Di sebelah kanan mesjid agung itu ada sebuah bangsal besar yang sengaja dibangun sebagai tempat musyawarah dan tempat perhelatan bagi para tamu asing ataupun pembesar agama dan kerajaan yang datang berkunjung. Semua langkah pemugaran selesai tepat waktu hanya dalam satu hari itu di tahun 1479. Atas kelancaran jalannya pemugaran sesuai rencana, Sunan Giri hanya tersenyum melihat kehebatan yang diperlihatkan Sunan Kalijaga. Ia tidak menyangka tali ijuk besar itu akan mampu memperkuat sambungan tiga batang jati raksasa yang dipersembahkannya demi kepentingan umat. Sebalikknya, Kalijaga yang mampu menyatukan batang jati milik Sunan Bonang dan Sunan Gunung Jati dengan batang jati miliknya turut tersenyum penuh arti. Sunan Giri tidak tahu apa yang ada dalam benak Sunan Kalijaga kala itu. Namun, ia sadar jika kalah cerdik dengan Sunan Kalijaga yang berusia relatif lebih muda, bahkan telah mengangkatnya sebagai pemimpin agama se-Jawa. Hanya Sunan Bonang dan Sunan Gunung Jati yang mengerti bahwa tali ijuk besar pengikat ketiga batang jati itu punya perlambang bahwa mereka tetap sepaham dan selaras dalam menyatuhkan diri ke hadirat Allah Swt, Pada pelaksanaan tugas dakwah kesehariannya. Dalam hal ini, kekompakan antara guru dan murid kesayangan secara tidak sengaja berhasil ditampakkan Kalijaga tanpa membuat cemburu dan membuat kecil hati Sunan Giri.

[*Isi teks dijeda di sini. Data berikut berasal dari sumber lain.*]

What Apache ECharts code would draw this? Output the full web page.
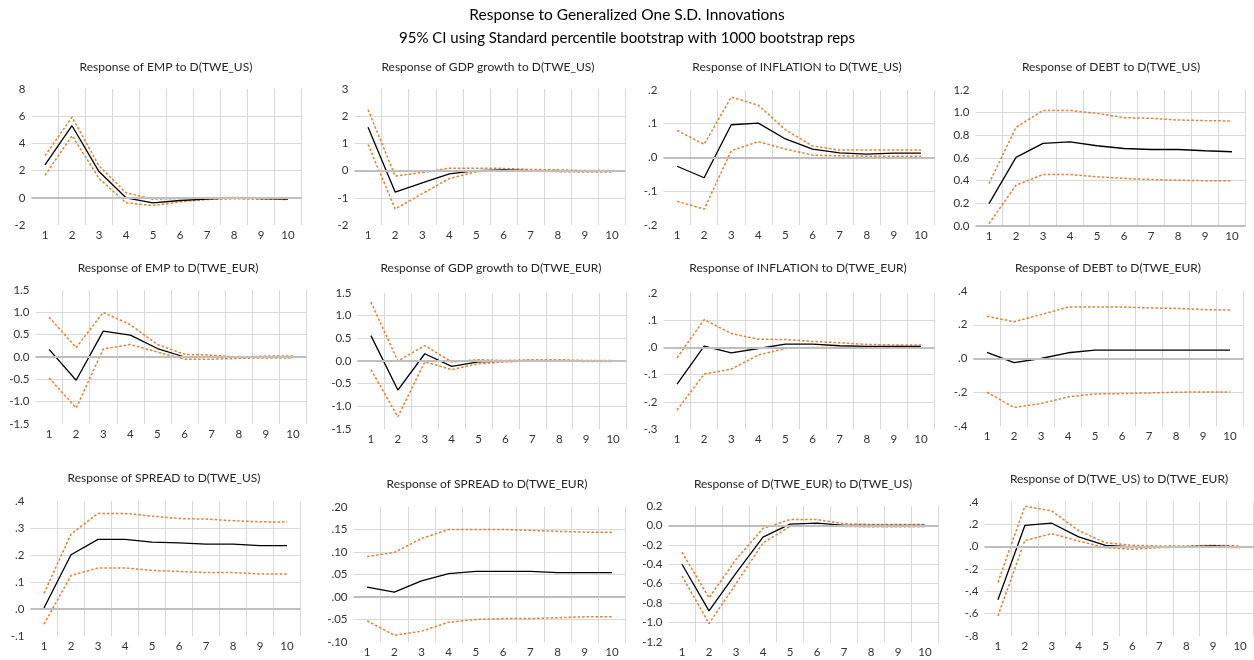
<!DOCTYPE html>
<html>
<head>
<meta charset="utf-8">
<script src="https://cdn.jsdelivr.net/npm/echarts@6/dist/echarts.min.js"></script>
<style>html,body{margin:0;padding:0;background:#fff}#c{width:1254px;height:660px}</style>
</head>
<body>
<div id="c"></div>
<script>
const categories = ['1','2','3','4','5','6','7','8','9','10'];
const mainTitle1 = 'Response to Generalized One S.D. Innovations';
const mainTitle2 = '95% CI using Standard percentile bootstrap with 1000 bootstrap reps';
const panelTitles = [
  'Response of EMP to D(TWE_US)', 'Response of GDP growth to D(TWE_US)', 'Response of INFLATION to D(TWE_US)', 'Response of DEBT to D(TWE_US)',
  'Response of EMP to D(TWE_EUR)', 'Response of GDP growth to D(TWE_EUR)', 'Response of INFLATION to D(TWE_EUR)', 'Response of DEBT to D(TWE_EUR)',
  'Response of SPREAD to D(TWE_US)', 'Response of SPREAD to D(TWE_EUR)', 'Response of D(TWE_EUR) to D(TWE_US)', 'Response of D(TWE_US) to D(TWE_EUR)'
];

// Panel 1: EMP to D(TWE_US)
const empUsResp  = [2.42, 5.3, 1.93, 0.0, -0.37, -0.2, -0.1, 0.0, -0.05, -0.1];
const empUsUpper = [3.1, 5.93, 2.35, 0.37, -0.1, -0.05, 0.0, 0.02, 0.0, 0.0];
const empUsLower = [1.65, 4.57, 1.43, -0.37, -0.57, -0.3, -0.12, -0.07, -0.1, -0.12];
const empUsTicks = ['-2','0','2','4','6','8'];
// Panel 2: GDP growth to D(TWE_US)
const gdpUsResp  = [1.59, -0.79, -0.45, -0.12, 0.0, 0.03, 0.0, -0.01, -0.01, -0.01];
const gdpUsUpper = [2.24, -0.2, -0.07, 0.09, 0.09, 0.08, 0.04, 0.03, 0.0, 0.0];
const gdpUsLower = [0.96, -1.41, -0.85, -0.29, -0.04, 0.0, -0.01, -0.04, -0.05, -0.05];
const gdpUsTicks = ['-2','-1','0','1','2','3'];
// Panel 3: INFLATION to D(TWE_US)
const infUsResp  = [-0.026, -0.06, 0.097, 0.102, 0.055, 0.025, 0.014, 0.01, 0.013, 0.013];
const infUsUpper = [0.08, 0.039, 0.179, 0.155, 0.082, 0.034, 0.022, 0.022, 0.022, 0.022];
const infUsLower = [-0.13, -0.153, 0.02, 0.047, 0.025, 0.007, 0.005, 0.004, 0.004, 0.004];
const infUsTicks = ['-.2','-.1','.0','.1','.2'];
// Panel 4: DEBT to D(TWE_US)
const debtUsResp  = [0.198, 0.605, 0.729, 0.743, 0.708, 0.684, 0.675, 0.675, 0.664, 0.655];
const debtUsUpper = [0.375, 0.87, 1.02, 1.02, 0.994, 0.956, 0.95, 0.935, 0.93, 0.926];
const debtUsLower = [0.02, 0.36, 0.454, 0.454, 0.434, 0.42, 0.41, 0.404, 0.4, 0.4];
const debtUsTicks = ['0.0','0.2','0.4','0.6','0.8','1.0','1.2'];
// Panel 5: EMP to D(TWE_EUR)
const empEurResp  = [0.17, -0.52, 0.58, 0.49, 0.19, 0.0, -0.01, -0.01, 0.0, 0.0];
const empEurUpper = [0.89, 0.21, 1.0, 0.72, 0.28, 0.06, 0.04, 0.0, 0.02, 0.02];
const empEurLower = [-0.47, -1.14, 0.18, 0.28, 0.11, -0.05, -0.05, -0.03, -0.02, -0.02];
const empEurTicks = ['-1.5','-1.0','-0.5','0.0','0.5','1.0','1.5'];
// Panel 6: GDP growth to D(TWE_EUR)
const gdpEurResp  = [0.56, -0.64, 0.16, -0.12, -0.02, 0.0, 0.01, 0.01, 0.0, 0.0];
const gdpEurUpper = [1.3, 0.0, 0.34, -0.02, 0.03, 0.01, 0.03, 0.03, 0.01, 0.01];
const gdpEurLower = [-0.19, -1.23, -0.02, -0.19, -0.06, -0.02, 0.0, 0.0, -0.01, -0.01];
const gdpEurTicks = ['-1.5','-1.0','-0.5','0.0','0.5','1.0','1.5'];
// Panel 7: INFLATION to D(TWE_EUR)
const infEurResp  = [-0.135, 0.005, -0.02, -0.004, 0.012, 0.012, 0.006, 0.004, 0.004, 0.004];
const infEurUpper = [-0.038, 0.102, 0.051, 0.03, 0.029, 0.022, 0.017, 0.011, 0.009, 0.009];
const infEurLower = [-0.23, -0.098, -0.08, -0.028, -0.004, 0.0, 0.0, -0.001, -0.001, -0.001];
const infEurTicks = ['-.3','-.2','-.1','.0','.1','.2'];
// Panel 8: DEBT to D(TWE_EUR)
const debtEurResp  = [0.036, -0.024, 0.0, 0.034, 0.05, 0.05, 0.05, 0.05, 0.05, 0.05];
const debtEurUpper = [0.25, 0.218, 0.26, 0.305, 0.305, 0.305, 0.3, 0.297, 0.29, 0.287];
const debtEurLower = [-0.2, -0.29, -0.267, -0.228, -0.21, -0.208, -0.204, -0.2, -0.198, -0.198];
const debtEurTicks = ['-.4','-.2','.0','.2','.4'];
// Panel 9: SPREAD to D(TWE_US)
const sprUsResp  = [0.004, 0.201, 0.258, 0.258, 0.248, 0.245, 0.24, 0.24, 0.235, 0.235];
const sprUsUpper = [0.058, 0.277, 0.354, 0.354, 0.344, 0.335, 0.333, 0.327, 0.323, 0.322];
const sprUsLower = [-0.056, 0.124, 0.152, 0.152, 0.143, 0.139, 0.135, 0.135, 0.13, 0.13];
const sprUsTicks = ['-.1','.0','.1','.2','.3','.4'];
// Panel 10: SPREAD to D(TWE_EUR)
const sprEurResp  = [0.022, 0.011, 0.036, 0.052, 0.057, 0.057, 0.057, 0.054, 0.054, 0.054];
const sprEurUpper = [0.09, 0.099, 0.13, 0.15, 0.15, 0.15, 0.148, 0.146, 0.144, 0.144];
const sprEurLower = [-0.053, -0.085, -0.076, -0.056, -0.05, -0.048, -0.048, -0.046, -0.044, -0.044];
const sprEurTicks = ['-.10','-.05','.00','.05','.10','.15','.20'];
// Panel 11: D(TWE_EUR) to D(TWE_US)
const eurUsResp  = [-0.4, -0.88, -0.49, -0.12, 0.014, 0.024, 0.0, 0.0, 0.0, 0.0];
const eurUsUpper = [-0.276, -0.745, -0.35, -0.03, 0.06, 0.06, 0.017, 0.01, 0.01, 0.01];
const eurUsLower = [-0.52, -1.01, -0.6, -0.18, -0.01, 0.0, -0.01, -0.014, -0.014, -0.014];
const eurUsTicks = ['-1.2','-1.0','-0.8','-0.6','-0.4','-0.2','0.0','0.2'];
// Panel 12: D(TWE_US) to D(TWE_EUR)
const usEurResp  = [-0.476, 0.19, 0.21, 0.088, 0.012, -0.003, -0.003, 0.0, 0.006, -0.003];
const usEurUpper = [-0.32, 0.362, 0.32, 0.143, 0.035, 0.012, 0.006, 0.006, 0.012, 0.006];
const usEurLower = [-0.62, 0.055, 0.117, 0.05, -0.009, -0.023, -0.009, -0.003, -0.003, -0.009];
const usEurTicks = ['-.8','-.6','-.4','-.2','.0','.2','.4'];

// axis scales: [min, interval]
const axisScales = [
  [-2, 2], [-2, 1], [-0.2, 0.1], [0, 0.2],
  [-1.5, 0.5], [-1.5, 0.5], [-0.3, 0.1], [-0.4, 0.2],
  [-0.1, 0.1], [-0.1, 0.05], [-1.2, 0.2], [-0.8, 0.2]
];
const panels = [
  [empUsResp, empUsUpper, empUsLower, empUsTicks],
  [gdpUsResp, gdpUsUpper, gdpUsLower, gdpUsTicks],
  [infUsResp, infUsUpper, infUsLower, infUsTicks],
  [debtUsResp, debtUsUpper, debtUsLower, debtUsTicks],
  [empEurResp, empEurUpper, empEurLower, empEurTicks],
  [gdpEurResp, gdpEurUpper, gdpEurLower, gdpEurTicks],
  [infEurResp, infEurUpper, infEurLower, infEurTicks],
  [debtEurResp, debtEurUpper, debtEurLower, debtEurTicks],
  [sprUsResp, sprUsUpper, sprUsLower, sprUsTicks],
  [sprEurResp, sprEurUpper, sprEurLower, sprEurTicks],
  [eurUsResp, eurUsUpper, eurUsLower, eurUsTicks],
  [usEurResp, usEurUpper, usEurLower, usEurTicks]
];

// layout: [left, top, width, height]
const gridBoxes = [
  [31.5, 89, 270, 136], [354.5, 89, 271, 136], [663.5, 90, 271, 135], [975.5, 90, 270, 136],
  [35.5, 290, 271, 134], [357.5, 293, 269, 136], [663.5, 293, 271, 136], [973.5, 291, 270, 135],
  [30.5, 501, 270, 135], [353.5, 507, 272, 135], [668.5, 506, 270, 136], [984.5, 502, 269, 134]
];
const titlePos = [
  [166, 67], [488, 67], [797, 67], [1111, 67],
  [168, 268], [491, 268], [798, 268], [1108, 268],
  [164, 478], [487, 484], [803, 484], [1119, 479]
];

const FONT = 'Lato';
const ORANGE = '#ED7D31';
const grids = [], xAxes = [], yAxes = [], series = [], graphics = [];

graphics.push({type:'text', x:627, y:15, style:{text: mainTitle1, font:'15.5px ' + FONT, fill:'#000', align:'center', verticalAlign:'middle'}});
graphics.push({type:'text', x:627, y:38, style:{text: mainTitle2, font:'15px ' + FONT, fill:'#000', align:'center', verticalAlign:'middle'}});

panels.forEach((p, i) => {
  const [resp, upper, lower, ticks] = p;
  const [mn, iv] = axisScales[i];
  const mx = mn + iv * (ticks.length - 1);
  const b = gridBoxes[i];
  grids.push({left: b[0], top: b[1], width: b[2], height: b[3], containLabel: false});
  const xSplitColors = categories.map((c, k) => k === 0 ? 'rgba(0,0,0,0)' : '#D9D9D9');
  xSplitColors.push('#D9D9D9');
  xAxes.push({
    type: 'category', gridIndex: i, data: categories, boundaryGap: true,
    axisLine: {show: false}, axisTick: {show: false},
    axisLabel: {fontFamily: FONT, fontSize: 11.5, color: '#333', margin: 4, interval: 0},
    splitLine: {show: true, interval: 0, lineStyle: {color: xSplitColors, width: 1}}
  });
  const ySplitColors = ticks.map((t, k) => (k === 0 || k === ticks.length - 1) ? 'rgba(0,0,0,0)' : '#D9D9D9');
  yAxes.push({
    type: 'value', gridIndex: i, min: mn, max: mx, interval: iv,
    axisLine: {show: false}, axisTick: {show: false},
    axisLabel: {fontFamily: FONT, fontSize: 11.5, color: '#333', margin: 6,
      formatter: v => ticks[Math.round((v - mn) / iv)] ?? ''},
    splitLine: {show: true, lineStyle: {color: ySplitColors, width: 1}}
  });
  series.push({
    type: 'line', xAxisIndex: i, yAxisIndex: i, data: [], silent: true, z: 1,
    markLine: {silent: true, symbol: 'none', label: {show: false},
      lineStyle: {color: '#BFBFBF', width: 2, type: 'solid'}, data: [{yAxis: 0}], animation: false}
  });
  [upper, lower].forEach(arr => series.push({
    type: 'line', xAxisIndex: i, yAxisIndex: i, data: arr, symbol: 'none', z: 3, silent: true,
    lineStyle: {color: ORANGE, width: 1.5, type: [2.5, 2]}
  }));
  series.push({
    type: 'line', xAxisIndex: i, yAxisIndex: i, data: resp, symbol: 'none', z: 4, silent: true,
    lineStyle: {color: '#000', width: 1.3}
  });
  graphics.push({type:'text', x: titlePos[i][0], y: titlePos[i][1],
    style:{text: panelTitles[i], font: '12px ' + FONT, fill:'#262626', align:'center', verticalAlign:'middle'}});
});

const chart = echarts.init(document.getElementById('c'), null, {renderer: 'canvas'});
chart.setOption({
  animation: false,
  backgroundColor: '#fff',
  grid: grids, xAxis: xAxes, yAxis: yAxes, series: series, graphic: graphics
});
</script>
</body>
</html>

Mulai saat itu, Sultan Demak mengangkat para wali yang berjasa sebagai penasihat raja dan mereka dinobatkan sebagai tokoh ulama pemberhati agama. Sebaliknya ke empat wali pendukung itu sepakat untuk memberikan hak kepada Sultan Demak untuk menyandang gelar Sultan Alam Akbar al-Fatah, artinya Sultan Perlambang Kepala Negara Islam yang Merdeka. Setelah menyandang gelar agung itu, Sultan Alam Akbar al-Fatah tanpa mengurangi penghargaan ketiga wali menyatakan rasa syukur kehadirat Allah Swt, bahwa tugas sulit dan kurang masuk akal yang dilaksanakan Sunan Kalijaga akhirnya dengan sukses berhasil dijalankan. Sang Sultan lalu membuka arti dan makna yang tersembunyi khusus di balik tugas berat Sunan Kalijaga, baik sejak ditemukannya jenis kera dua warna (merah-putih) di Gunung Pati sampai arti umum dari ikatan tali ijuk yang berhasil mewujudkan sebuah saka guru. Percaya atau tidak, apa yang diungkap dan telah diisyaratkan Sultan Demak memang terbukti berharga bagi kelanjutan perjalanan dan nasib kehidupan bangsa Indonesia di zaman ini. Makna atau isyarat yang terkandung di dalam saka guru bukan omong kosong belaka, tetapi memiliki bukti kuat dalam perjalanan bangsa dari zaman ke-zaman.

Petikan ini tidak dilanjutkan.